Islamabad: The International Monetary Fund (IMF) has sanctioned a $7 billion loan to aid Pakistan’s economy, focusing on crucial reforms aimed at enhancing economic stability and growth. This funding, approved on Tuesday, is intended for a three-year economic program that will target expanding the tax base, increasing utility rates, and implementing structural reforms.
According to Zameen.Com, this financial assistance marks the 24th time Pakistan has entered into an IMF program since 1958. The country has been grappling with a severe economic downturn, further stressed by political unrest, catastrophic floods, and escalating inflation rates.

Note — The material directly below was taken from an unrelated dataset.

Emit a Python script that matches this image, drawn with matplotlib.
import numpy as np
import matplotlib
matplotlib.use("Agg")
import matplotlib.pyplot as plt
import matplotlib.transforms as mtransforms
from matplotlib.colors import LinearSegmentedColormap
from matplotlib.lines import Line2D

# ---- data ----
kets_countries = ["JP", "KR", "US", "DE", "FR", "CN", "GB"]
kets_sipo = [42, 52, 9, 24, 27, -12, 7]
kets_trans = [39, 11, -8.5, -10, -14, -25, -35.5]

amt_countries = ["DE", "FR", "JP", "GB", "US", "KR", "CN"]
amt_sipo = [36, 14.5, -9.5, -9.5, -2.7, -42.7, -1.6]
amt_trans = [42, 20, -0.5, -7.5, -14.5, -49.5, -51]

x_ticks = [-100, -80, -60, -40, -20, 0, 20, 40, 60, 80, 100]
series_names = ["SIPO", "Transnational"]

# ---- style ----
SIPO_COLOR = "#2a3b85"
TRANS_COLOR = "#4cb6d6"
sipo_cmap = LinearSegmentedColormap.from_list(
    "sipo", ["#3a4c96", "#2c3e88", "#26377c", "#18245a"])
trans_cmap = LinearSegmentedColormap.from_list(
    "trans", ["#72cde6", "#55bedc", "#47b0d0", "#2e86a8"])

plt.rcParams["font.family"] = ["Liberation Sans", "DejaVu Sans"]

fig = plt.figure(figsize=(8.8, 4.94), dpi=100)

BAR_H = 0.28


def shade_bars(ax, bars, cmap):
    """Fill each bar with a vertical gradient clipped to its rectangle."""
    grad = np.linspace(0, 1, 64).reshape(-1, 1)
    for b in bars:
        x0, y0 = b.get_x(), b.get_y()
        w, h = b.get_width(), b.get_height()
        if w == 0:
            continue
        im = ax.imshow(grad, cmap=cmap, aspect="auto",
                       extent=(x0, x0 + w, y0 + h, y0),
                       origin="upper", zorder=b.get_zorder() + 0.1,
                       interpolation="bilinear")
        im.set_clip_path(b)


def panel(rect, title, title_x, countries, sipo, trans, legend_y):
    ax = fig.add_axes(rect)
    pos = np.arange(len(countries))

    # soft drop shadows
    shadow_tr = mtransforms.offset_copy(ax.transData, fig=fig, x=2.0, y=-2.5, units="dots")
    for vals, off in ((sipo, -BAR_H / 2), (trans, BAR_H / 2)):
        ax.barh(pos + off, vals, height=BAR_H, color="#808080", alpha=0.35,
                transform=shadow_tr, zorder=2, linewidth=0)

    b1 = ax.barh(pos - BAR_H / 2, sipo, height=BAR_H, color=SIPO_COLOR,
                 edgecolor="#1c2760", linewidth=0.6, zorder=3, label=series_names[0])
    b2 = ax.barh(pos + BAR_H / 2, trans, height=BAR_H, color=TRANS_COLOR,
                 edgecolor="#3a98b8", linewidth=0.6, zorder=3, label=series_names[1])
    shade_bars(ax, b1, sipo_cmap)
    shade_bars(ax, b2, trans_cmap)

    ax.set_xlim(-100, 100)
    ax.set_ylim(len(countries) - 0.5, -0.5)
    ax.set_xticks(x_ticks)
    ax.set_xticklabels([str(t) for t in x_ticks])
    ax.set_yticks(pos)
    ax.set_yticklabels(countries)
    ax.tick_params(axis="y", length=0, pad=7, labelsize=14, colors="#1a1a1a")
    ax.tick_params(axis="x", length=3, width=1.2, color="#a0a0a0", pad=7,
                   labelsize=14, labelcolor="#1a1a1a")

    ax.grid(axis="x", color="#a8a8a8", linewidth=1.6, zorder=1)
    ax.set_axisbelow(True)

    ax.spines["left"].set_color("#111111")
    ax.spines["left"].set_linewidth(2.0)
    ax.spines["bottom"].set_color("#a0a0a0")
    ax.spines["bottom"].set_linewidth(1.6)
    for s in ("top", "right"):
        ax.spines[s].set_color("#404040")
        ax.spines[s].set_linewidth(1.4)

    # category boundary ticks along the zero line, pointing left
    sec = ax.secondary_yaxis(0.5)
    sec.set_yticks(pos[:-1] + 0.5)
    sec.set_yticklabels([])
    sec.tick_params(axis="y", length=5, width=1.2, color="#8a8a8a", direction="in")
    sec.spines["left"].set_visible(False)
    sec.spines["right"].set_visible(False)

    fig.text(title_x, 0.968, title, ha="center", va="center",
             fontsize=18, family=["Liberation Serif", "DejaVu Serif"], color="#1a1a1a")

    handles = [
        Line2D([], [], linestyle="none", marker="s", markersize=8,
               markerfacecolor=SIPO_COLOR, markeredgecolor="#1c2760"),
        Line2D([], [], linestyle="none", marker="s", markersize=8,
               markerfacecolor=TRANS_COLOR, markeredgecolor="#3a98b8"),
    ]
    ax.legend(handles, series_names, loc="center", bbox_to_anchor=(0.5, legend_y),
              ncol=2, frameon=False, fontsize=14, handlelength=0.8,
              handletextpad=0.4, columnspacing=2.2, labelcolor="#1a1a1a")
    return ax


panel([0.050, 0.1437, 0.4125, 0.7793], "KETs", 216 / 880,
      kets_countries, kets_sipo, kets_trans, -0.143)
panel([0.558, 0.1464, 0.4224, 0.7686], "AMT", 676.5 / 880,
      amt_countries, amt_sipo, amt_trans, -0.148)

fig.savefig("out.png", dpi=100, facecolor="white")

During discussions on the loan, Prime Minister Shahbaz Sharif expressed his determination for this to be Pakistan’s last engagement with the IMF, pointing towards efforts to boost investments and garner additional support from international partners like Saudi Arabia, China, and the UAE. IMF Managing Director Kristalina Georgieva commended Pakistan’s recent economic reforms, highlighting notable progress in growth and inflation metrics, while also emphasizing the importance of sustaining focus on long-term economic stability.
Finance Minister Muhammad Aurangzeb acknowledged the challenges associated with the reform measures but affirmed their critical role in Pakistan’s financial rehabilitation efforts.